▸ **What is needed**:
Copy out the listing in full, exactly as written, but not its pictures.
Start
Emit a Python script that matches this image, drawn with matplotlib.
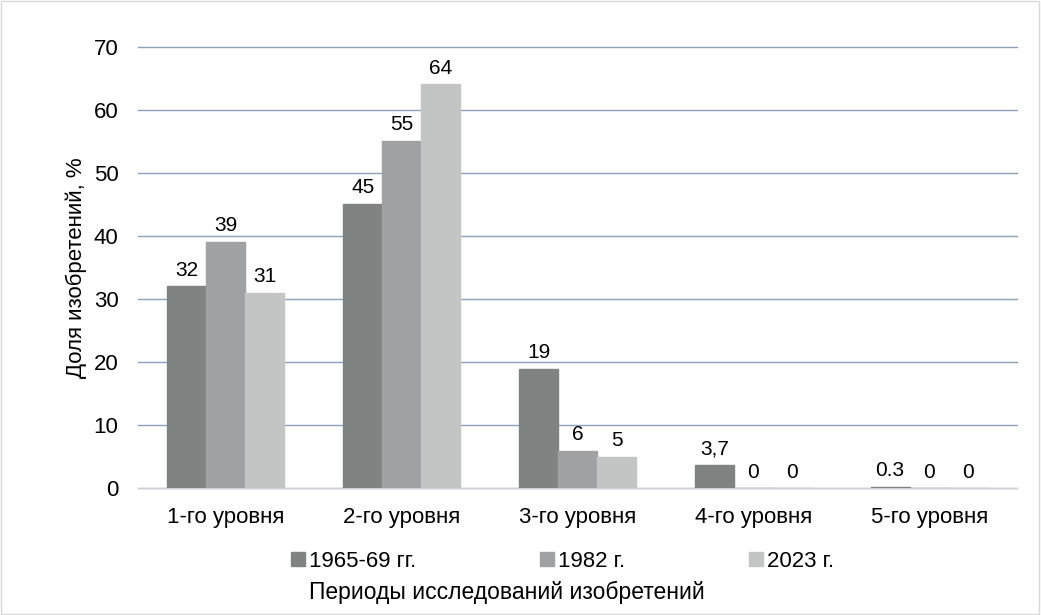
import matplotlib.pyplot as plt
import numpy as np
from matplotlib.patches import Patch

plt.rcParams['font.family'] = ['Liberation Sans', 'DejaVu Sans']

categories = ["1-го уровня", "2-го уровня", "3-го уровня", "4-го уровня", "5-го уровня"]
series_names = ["1965-69 гг.", "1982 г.", "2023 г."]
v1965 = [32, 45, 19, 3.7, 0.3]
v1982 = [39, 55, 6, 0, 0]
v2023 = [31, 64, 5, 0, 0]
labels1965 = ["32", "45", "19", "3,7", "0.3"]
labels1982 = ["39", "55", "6", "0", "0"]
labels2023 = ["31", "64", "5", "0", "0"]

colors = ["#7f8482", "#a0a1a3", "#c3c4c4"]

fig = plt.figure(figsize=(10.41, 6.15), dpi=100)
ax = fig.add_axes([0.1326, 0.2057, 0.8444, 0.7185])

x = np.arange(len(categories))
w = 0.222
series = [v1965, v1982, v2023]
labels = [labels1965, labels1982, labels2023]
for i, (vals, labs) in enumerate(zip(series, labels)):
    pos = x + (i - 1) * w
    ax.bar(pos, vals, width=w, color=colors[i], edgecolor=colors[i], linewidth=1, zorder=3)
    for p, v, t in zip(pos, vals, labs):
        ax.annotate(t, xy=(p, v), xytext=(0, 5), textcoords='offset points',
                    ha='center', va='bottom', fontsize=15, color='#000000')

ax.set_ylim(0, 70)
ax.set_xlim(-0.5, 4.5)
ax.set_yticks(range(0, 71, 10))
ax.set_xticks(x)
ax.set_xticklabels(categories)
ax.tick_params(axis='both', length=0, labelsize=16, colors='#000000')
ax.tick_params(axis='y', pad=14)
ax.tick_params(axis='x', pad=13)
ax.yaxis.grid(True, color='#8ea1bb', linewidth=1, zorder=0)
for gl in ax.get_ygridlines():
    gl.set_clip_on(False)
for s in ['top', 'right', 'left']:
    ax.spines[s].set_visible(False)
ax.spines['bottom'].set_color('#d0d0d0')
ax.set_ylabel("Доля изобретений, %", fontsize=16)
ax.yaxis.set_label_coords(-0.058, 0.5)

handles = [Patch(facecolor=c, edgecolor=c) for c in colors]
fig.legend(handles, series_names, loc='center', bbox_to_anchor=(0.5404, 0.087), ncol=3,
           frameon=False, fontsize=16, handlelength=0.63, handleheight=0.63,
           handletextpad=0.15, columnspacing=5.6, borderpad=0, borderaxespad=0)
fig.text(0.487, 0.0374, "Периоды исследований изобретений", ha='center', va='center', fontsize=16.5)

# light frame around the whole chart
fig.patches.append(plt.Rectangle((0.001, 0.001), 0.997, 0.997, transform=fig.transFigure,
                                 fill=False, edgecolor='#d9d9d9', linewidth=1))

fig.savefig("out.png", dpi=100)
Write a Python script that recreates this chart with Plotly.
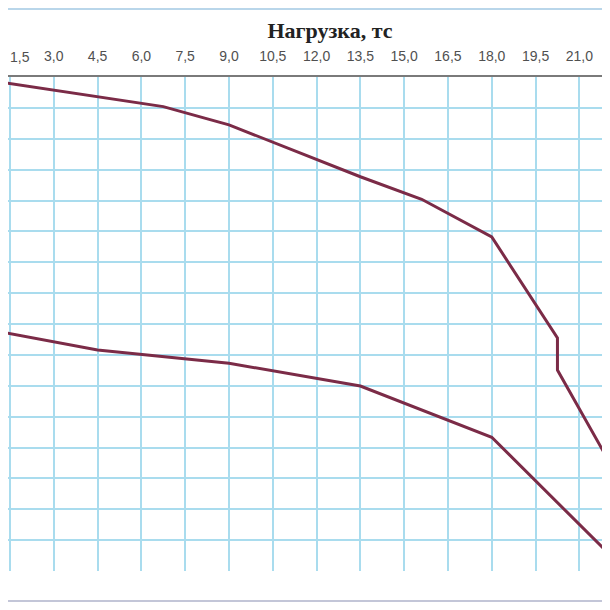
End
▸ **Answer for the task**:
Emit a Python script that matches this image, drawn with matplotlib.
import matplotlib.pyplot as plt
import numpy as np
from matplotlib.patches import Patch

plt.rcParams['font.family'] = ['Liberation Sans', 'DejaVu Sans']

categories = ["1-го уровня", "2-го уровня", "3-го уровня", "4-го уровня", "5-го уровня"]
series_names = ["1965-69 гг.", "1982 г.", "2023 г."]
v1965 = [32, 45, 19, 3.7, 0.3]
v1982 = [39, 55, 6, 0, 0]
v2023 = [31, 64, 5, 0, 0]
labels1965 = ["32", "45", "19", "3,7", "0.3"]
labels1982 = ["39", "55", "6", "0", "0"]
labels2023 = ["31", "64", "5", "0", "0"]

colors = ["#7f8482", "#a0a1a3", "#c3c4c4"]

fig = plt.figure(figsize=(10.41, 6.15), dpi=100)
ax = fig.add_axes([0.1326, 0.2057, 0.8444, 0.7185])

x = np.arange(len(categories))
w = 0.222
series = [v1965, v1982, v2023]
labels = [labels1965, labels1982, labels2023]
for i, (vals, labs) in enumerate(zip(series, labels)):
    pos = x + (i - 1) * w
    ax.bar(pos, vals, width=w, color=colors[i], edgecolor=colors[i], linewidth=1, zorder=3)
    for p, v, t in zip(pos, vals, labs):
        ax.annotate(t, xy=(p, v), xytext=(0, 5), textcoords='offset points',
                    ha='center', va='bottom', fontsize=15, color='#000000')

ax.set_ylim(0, 70)
ax.set_xlim(-0.5, 4.5)
ax.set_yticks(range(0, 71, 10))
ax.set_xticks(x)
ax.set_xticklabels(categories)
ax.tick_params(axis='both', length=0, labelsize=16, colors='#000000')
ax.tick_params(axis='y', pad=14)
ax.tick_params(axis='x', pad=13)
ax.yaxis.grid(True, color='#8ea1bb', linewidth=1, zorder=0)
for gl in ax.get_ygridlines():
    gl.set_clip_on(False)
for s in ['top', 'right', 'left']:
    ax.spines[s].set_visible(False)
ax.spines['bottom'].set_color('#d0d0d0')
ax.set_ylabel("Доля изобретений, %", fontsize=16)
ax.yaxis.set_label_coords(-0.058, 0.5)

handles = [Patch(facecolor=c, edgecolor=c) for c in colors]
fig.legend(handles, series_names, loc='center', bbox_to_anchor=(0.5404, 0.087), ncol=3,
           frameon=False, fontsize=16, handlelength=0.63, handleheight=0.63,
           handletextpad=0.15, columnspacing=5.6, borderpad=0, borderaxespad=0)
fig.text(0.487, 0.0374, "Периоды исследований изобретений", ha='center', va='center', fontsize=16.5)

# light frame around the whole chart
fig.patches.append(plt.Rectangle((0.001, 0.001), 0.997, 0.997, transform=fig.transFigure,
                                 fill=False, edgecolor='#d9d9d9', linewidth=1))

fig.savefig("out.png", dpi=100)
Write a Python script that recreates this chart with Plotly.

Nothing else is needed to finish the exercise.